The most tantalizing mystery about slow slip events is why they often precede large “megathrust” earthquakes in subduction zones
In one instance, a slow slip event actually triggered a large 7.3-magnitude earthquake that struck Mexico’s south-western coast in April 2014. In the post-quake analysis, Mathilde Radiguet, a geophysicist at Université Grenoble Alpes in France, and her colleagues spotted the slow slip while mapping the seismic activity in the region. Over two months, the slip migrated along the fault to the point where the earthquake began. “The slow slip made the stress increase,” Radiguet says. “When the stress reached a certain threshold, the rocks broke, and the rupture started.”
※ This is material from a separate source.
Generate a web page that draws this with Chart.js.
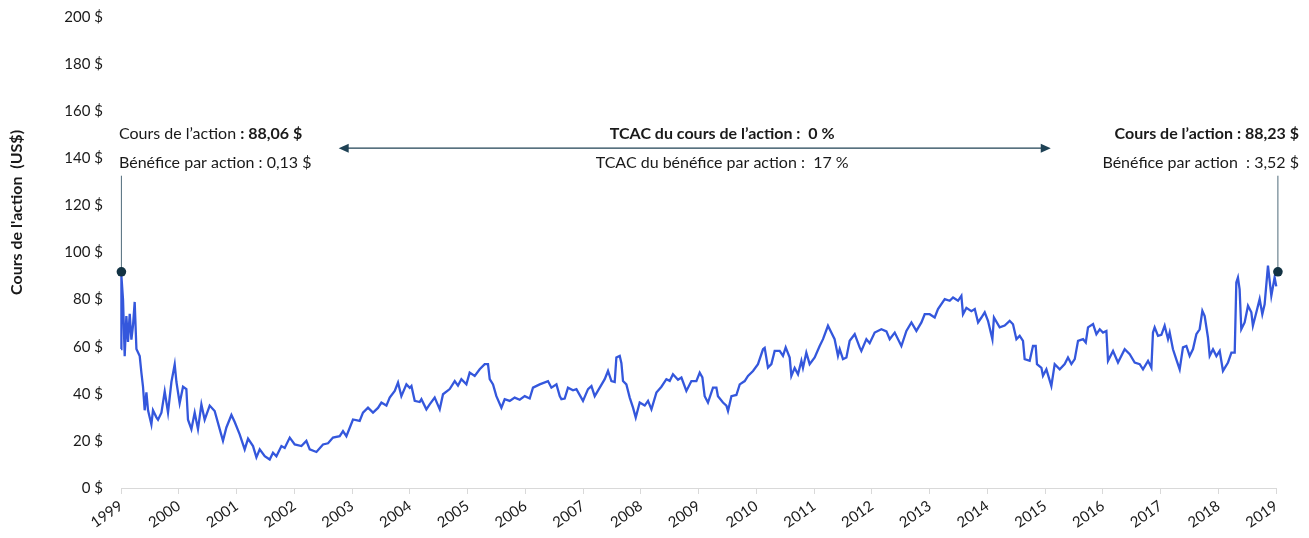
<!DOCTYPE html>
<html>
<head>
<meta charset="utf-8">
<script src="https://cdn.jsdelivr.net/npm/chart.js@4.4.1/dist/chart.umd.min.js"></script>
<style>
  body { margin: 0; background: #fff; }
  #wrap { width: 1309px; height: 538px; }
</style>
</head>
<body>
<div id="wrap"><canvas id="myChart"></canvas></div>
<script>
// share price (decimal year, US$)
const years = [
  1999.00, 1999.007, 1999.035, 1999.064, 1999.093, 1999.121, 1999.151, 1999.18, 1999.208, 1999.237,
  1999.267, 1999.324, 1999.353, 1999.381, 1999.41, 1999.44, 1999.468, 1999.526, 1999.554, 1999.613,
  1999.641, 1999.70, 1999.757, 1999.814, 1999.873, 1999.93, 1999.96, 2000.016, 2000.074, 2000.132,
  2000.16, 2000.219, 2000.276, 2000.333, 2000.392, 2000.449, 2000.536, 2000.622, 2000.709, 2000.766,
  2000.825, 2000.912, 2000.969, 2001.055, 2001.142, 2001.2, 2001.286, 2001.345, 2001.402, 2001.489,
  2001.575, 2001.632, 2001.691, 2001.778, 2001.835, 2001.922, 2002.008, 2002.124, 2002.21, 2002.268,
  2002.384, 2002.498, 2002.585, 2002.671, 2002.787, 2002.844, 2002.903, 2003.017, 2003.133, 2003.19,
  2003.277, 2003.364, 2003.45, 2003.509, 2003.596, 2003.653, 2003.74, 2003.797, 2003.855, 2003.942,
  2004.0, 2004.029, 2004.086, 2004.172, 2004.202, 2004.288, 2004.345, 2004.432, 2004.519, 2004.576,
  2004.692, 2004.779, 2004.835, 2004.894, 2004.981, 2005.038, 2005.125, 2005.211, 2005.298, 2005.355,
  2005.385, 2005.442, 2005.5, 2005.587, 2005.644, 2005.731, 2005.817, 2005.904, 2005.991, 2006.077,
  2006.134, 2006.25, 2006.394, 2006.453, 2006.54, 2006.597, 2006.626, 2006.683, 2006.74, 2006.827,
  2006.886, 2007.0, 2007.087, 2007.146, 2007.203, 2007.29, 2007.376, 2007.433, 2007.492, 2007.549,
  2007.578, 2007.636, 2007.665, 2007.693, 2007.751, 2007.809, 2007.866, 2007.913, 2007.982, 2008.069,
  2008.126, 2008.185, 2008.271, 2008.358, 2008.444, 2008.502, 2008.558, 2008.645, 2008.704, 2008.79,
  2008.877, 2008.963, 2009.021, 2009.067, 2009.107, 2009.164, 2009.251, 2009.31, 2009.337, 2009.424,
  2009.483, 2009.511, 2009.57, 2009.656, 2009.714, 2009.8, 2009.857, 2009.944, 2010.03, 2010.117,
  2010.146, 2010.203, 2010.262, 2010.319, 2010.406, 2010.463, 2010.51, 2010.579, 2010.608, 2010.665,
  2010.723, 2010.782, 2010.809, 2010.867, 2010.925, 2011.012, 2011.098, 2011.156, 2011.242, 2011.3,
  2011.357, 2011.415, 2011.445, 2011.502, 2011.561, 2011.618, 2011.705, 2011.791, 2011.82, 2011.907,
  2011.964, 2012.051, 2012.167, 2012.254, 2012.311, 2012.398, 2012.513, 2012.6, 2012.687, 2012.773,
  2012.86, 2012.917, 2013.003, 2013.09, 2013.147, 2013.264, 2013.35, 2013.408, 2013.494, 2013.552,
  2013.58, 2013.639, 2013.725, 2013.784, 2013.841, 2013.899, 2013.956, 2014.013, 2014.089, 2014.116,
  2014.215, 2014.302, 2014.388, 2014.446, 2014.505, 2014.562, 2014.619, 2014.648, 2014.735, 2014.792,
  2014.839, 2014.861, 2014.938, 2014.965, 2015.024, 2015.11, 2015.168, 2015.255, 2015.341, 2015.398,
  2015.457, 2015.515, 2015.572, 2015.659, 2015.706, 2015.745, 2015.832, 2015.89, 2015.948, 2016.004,
  2016.063, 2016.091, 2016.178, 2016.264, 2016.38, 2016.467, 2016.553, 2016.64, 2016.697, 2016.784,
  2016.842, 2016.87, 2016.899, 2016.957, 2017.015, 2017.072, 2017.13, 2017.159, 2017.216, 2017.275,
  2017.332, 2017.389, 2017.448, 2017.505, 2017.563, 2017.621, 2017.678, 2017.725, 2017.765, 2017.822,
  2017.852, 2017.909, 2017.968, 2018.025, 2018.082, 2018.169, 2018.228, 2018.285, 2018.313, 2018.341,
  2018.37, 2018.399, 2018.457, 2018.515, 2018.573, 2018.6, 2018.66, 2018.717, 2018.763, 2018.803,
  2018.861, 2018.919, 2018.976, 2019.005, 2019.033
];
const prices = [
  59, 90, 80, 56, 73, 62, 74, 63, 69, 79,
  59, 56, 49, 43, 33, 40.6, 33, 27, 33, 30,
  29, 32, 41, 32, 45, 52.5, 45, 36, 43, 42,
  29, 25, 32, 25, 35.5, 29, 35, 32.7, 25, 20,
  25.7, 31, 28, 22.8, 16.4, 21, 17.8, 13, 16.4, 13.5,
  12.1, 15, 13.5, 17.8, 17, 21.4, 18.5, 17.8, 20, 16.4,
  15.3, 18.5, 19, 21.4, 22, 24.2, 22, 29.1, 28.5, 32,
  34.1, 32, 34, 36.3, 35, 38.4, 41.2, 44.8, 39, 44,
  42.5, 43.3, 37, 36.5, 37.7, 33.4, 35.5, 38.4, 33.4, 39.8,
  42, 45.4, 43.5, 46.2, 44, 49, 47.6, 50.4, 52.6, 52.6,
  46.2, 44, 39, 34.1, 37.7, 37, 38.4, 37.5, 39, 38,
  42.6, 44, 45.4, 42.6, 44, 39, 37.7, 38, 42.6, 41.5,
  42, 37, 42, 43.3, 39, 42.6, 46.2, 49.7, 45.4, 45,
  55.4, 56.1, 53, 45.4, 44, 38.4, 34.1, 29.9, 36.3, 35,
  37, 33.4, 40.5, 43, 46.2, 45.5, 48.3, 46, 46.9, 41.2,
  45.4, 45.4, 49, 47, 39, 36.3, 42.6, 42.6, 39, 36.3,
  35, 32.7, 39, 39.5, 44, 45.4, 47.6, 49.7, 52.6, 58.9,
  59.5, 51.1, 52.6, 58.2, 58.2, 56.1, 59.7, 55.4, 47.6, 51,
  48.3, 54, 51, 57.5, 52.6, 55.4, 60.3, 63.2, 68.9, 66,
  63.2, 56.1, 59, 54.7, 55.4, 62.5, 65.3, 59.7, 58.2, 63.2,
  61.5, 66, 67.4, 66.5, 63.2, 66, 60.3, 66.7, 70.3, 66.7,
  70.3, 73.8, 73.8, 72.4, 76, 80.2, 79.5, 80.9, 79.5, 81.6,
  73.8, 76.5, 75.1, 76, 70.3, 72.4, 74.6, 71, 63.2, 72.4,
  68.2, 69, 71, 69.5, 63.2, 64.6, 62.5, 54.7, 54, 60.3,
  60.3, 52.6, 51, 47.6, 50.4, 43.3, 52.6, 50.4, 52.6, 55.4,
  52.6, 54.7, 62.5, 63.2, 61.8, 68.2, 69.6, 65.3, 67.4, 66,
  66.7, 54, 58.2, 53.3, 58.9, 56.8, 53.3, 52.6, 50.4, 54,
  51.1, 66, 68.2, 64.6, 65, 68.9, 63.2, 66, 58.9, 54.5,
  50.4, 59.7, 60.3, 56.1, 59, 65.3, 67.4, 75.2, 73, 63.9,
  56.1, 58.9, 56, 58.2, 49.7, 53.3, 57.5, 57.5, 87.3, 89.4,
  84.4, 67.4, 70.3, 77.4, 74.6, 68.9, 74.6, 80.2, 73.8, 78,
  94.4, 81.6, 89.4, 85.6, 89.4
];

const tickYears = [1999, 2000, 2001, 2002, 2003, 2004, 2005, 2006, 2007, 2008, 2009,
  2010, 2011, 2012, 2013, 2014, 2015, 2016, 2017, 2018, 2019];
const yTicks = [0, 20, 40, 60, 80, 100, 120, 140, 160, 180, 200];

// start / end markers
const markerYears = [1999.007, 2019.033];
const markerPrices = [91.8, 91.8];

const TEXT = '#1a1a1a';
const DARK = '#123243';
const FONT = 'Lato, "Noto Sans", sans-serif';

function drawRuns(ctx, runs, x, y, align) {
  let total = 0;
  runs.forEach(r => { ctx.font = r[1] + ' 16px ' + FONT; total += ctx.measureText(r[0]).width; });
  let cx = align === 'right' ? x - total : align === 'center' ? x - total / 2 : x;
  ctx.textAlign = 'left';
  ctx.textBaseline = 'middle';
  runs.forEach(r => {
    ctx.font = r[1] + ' 16px ' + FONT;
    ctx.fillText(r[0], cx, y);
    cx += ctx.measureText(r[0]).width;
  });
}

function arrowHead(ctx, x, y, dir) {
  ctx.beginPath();
  ctx.moveTo(x, y);
  ctx.lineTo(x - dir * 10, y - 4.5);
  ctx.lineTo(x - dir * 10, y + 4.5);
  ctx.closePath();
  ctx.fill();
}

const notes = {
  id: 'notes',
  afterDatasetsDraw(chart) {
    const ctx = chart.ctx;
    const xs = chart.scales.x, ys = chart.scales.y;
    const area = chart.chartArea;
    const yLine1 = ys.getPixelForValue(150.5);
    const yArrow = ys.getPixelForValue(144.3);
    const yLine2 = ys.getPixelForValue(138.2);
    const yLeaderTop = ys.getPixelForValue(132.6);
    ctx.save();

    // leader lines from the markers up to the text
    ctx.strokeStyle = '#4f6b7a';
    ctx.lineWidth = 1;
    markerYears.forEach((yr, i) => {
      const px = xs.getPixelForValue(yr);
      ctx.beginPath();
      ctx.moveTo(px, ys.getPixelForValue(markerPrices[i]));
      ctx.lineTo(px, yLeaderTop);
      ctx.stroke();
    });
    ctx.fillStyle = DARK;
    markerYears.forEach((yr, i) => {
      ctx.beginPath();
      ctx.arc(xs.getPixelForValue(yr), ys.getPixelForValue(markerPrices[i]), 4.8, 0, Math.PI * 2);
      ctx.fill();
    });

    // double arrow
    const ax1 = xs.getPixelForValue(2002.77), ax2 = xs.getPixelForValue(2015.1);
    ctx.strokeStyle = '#1f4255';
    ctx.fillStyle = '#1f4255';
    ctx.lineWidth = 1.3;
    ctx.beginPath();
    ctx.moveTo(ax1 + 4, yArrow);
    ctx.lineTo(ax2 - 4, yArrow);
    ctx.stroke();
    arrowHead(ctx, ax1, yArrow, -1);
    arrowHead(ctx, ax2, yArrow, 1);

    ctx.fillStyle = TEXT;
    const lx = area.left - 2;
    drawRuns(ctx, [['Cours de l\u2019action ', 'normal'], [': 88,06 $', 'bold']], lx, yLine1, 'left');
    drawRuns(ctx, [['B\u00e9n\u00e9fice par action : 0,13 $', 'normal']], lx, yLine2, 'left');

    const cx = xs.getPixelForValue(2009.41);
    drawRuns(ctx, [['TCAC du cours de l\u2019action :  0 %', 'bold']], cx, yLine1, 'center');
    drawRuns(ctx, [['TCAC du b\u00e9n\u00e9fice par action :  17 %', 'normal']], cx, yLine2, 'center');

    const rx = area.right + 23;
    drawRuns(ctx, [['Cours de l\u2019action : 88,23 $', 'bold']], rx, yLine1, 'right');
    drawRuns(ctx, [['B\u00e9n\u00e9fice par action  : 3,52 $', 'normal']], rx, yLine2, 'right');

    // y axis title
    ctx.translate(17, ys.getPixelForValue(117));
    ctx.rotate(-Math.PI / 2);
    ctx.font = 'bold 16px ' + FONT;
    ctx.textAlign = 'center';
    ctx.textBaseline = 'middle';
    ctx.fillText('Cours de l\'action  (US$)', 0, 0);
    ctx.restore();
  }
};

const CHART = document.getElementById('myChart');
new Chart(CHART, {
  type: 'line',
  data: {
    datasets: [{
      label: 'Cours',
      data: years.map((yr, i) => ({ x: yr, y: prices[i] })),
      borderColor: '#3457dc',
      borderWidth: 2.3,
      pointRadius: 0,
      tension: 0,
      clip: 8
    }]
  },
  options: {
    responsive: true,
    maintainAspectRatio: false,
    animation: false,
    layout: { padding: { top: 17, right: 33, left: 0, bottom: 0 } },
    plugins: { legend: { display: false }, tooltip: { enabled: false } },
    scales: {
      x: {
        type: 'linear',
        min: 1999,
        max: 2019,
        afterBuildTicks: s => { s.ticks = tickYears.map(v => ({ value: v })); },
        afterFit: s => { s.height = 50; },
        grid: { drawOnChartArea: false, drawTicks: true, tickLength: 6, color: '#d9d9d9' },
        border: { color: '#d9d9d9', width: 1 },
        ticks: {
          autoSkip: false,
          minRotation: 35,
          maxRotation: 35,
          padding: 3,
          color: TEXT,
          font: { family: FONT, size: 15 },
          callback: v => String(v)
        }
      },
      y: {
        min: 0,
        max: 200,
        afterBuildTicks: s => { s.ticks = yTicks.map(v => ({ value: v })); },
        afterFit: s => { s.width = 121; s.paddingTop = 0; s.paddingBottom = 0; },
        grid: { display: false, drawTicks: false },
        border: { display: false },
        ticks: {
          padding: 18,
          color: TEXT,
          font: { family: FONT, size: 15 },
          callback: v => v + ' $'
        }
      }
    }
  },
  plugins: [notes]
});
</script>
</body>
</html>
Radiguet’s team published its analysis two years after the quake, but it is intriguing to wonder if geophysicists could eventually use slow earthquakes to forecast the large ones. Maybe one day. “We are far from using slow slip as forecasting,” Radiguet says, adding that it is impossible to generalize the effects of slow slip between regions. Slow slip happened to trigger the Mexico earthquake because it migrated to a specific part of the fault, but had it migrated in another direction, it could have reduced tension on the fault or even prevented the earthquake. “They’re a double-edged sword,” Wallace says. “Slow-slip events help reduce the likelihood of earthquakes in some places.”
Why is it slow? How exactly does it deform the earth? Many basic scientific questions about slow slip linger, and Radiguet says that one straightforward task ahead is to install more sensors, particularly in the oceans. The resulting research will be timely, given that seismologists expect at least one earthquake above magnitude 8 to take place somewhere in the world each year. “We do not understand how an earthquake initiates,” she says. “Slow slip probably plays a role.”
A massive earthquake is overdue at the Cascadia subduction zone. The average time between large earthquakes in the region is about 240 years, and the last earthquake in the region, which caused a tsunami on the other side of the Pacific in Japan, occurred 317 years ago. Meanwhile, around April of next year, imperceptible to human senses, the ground below will begin to slowly slip once again.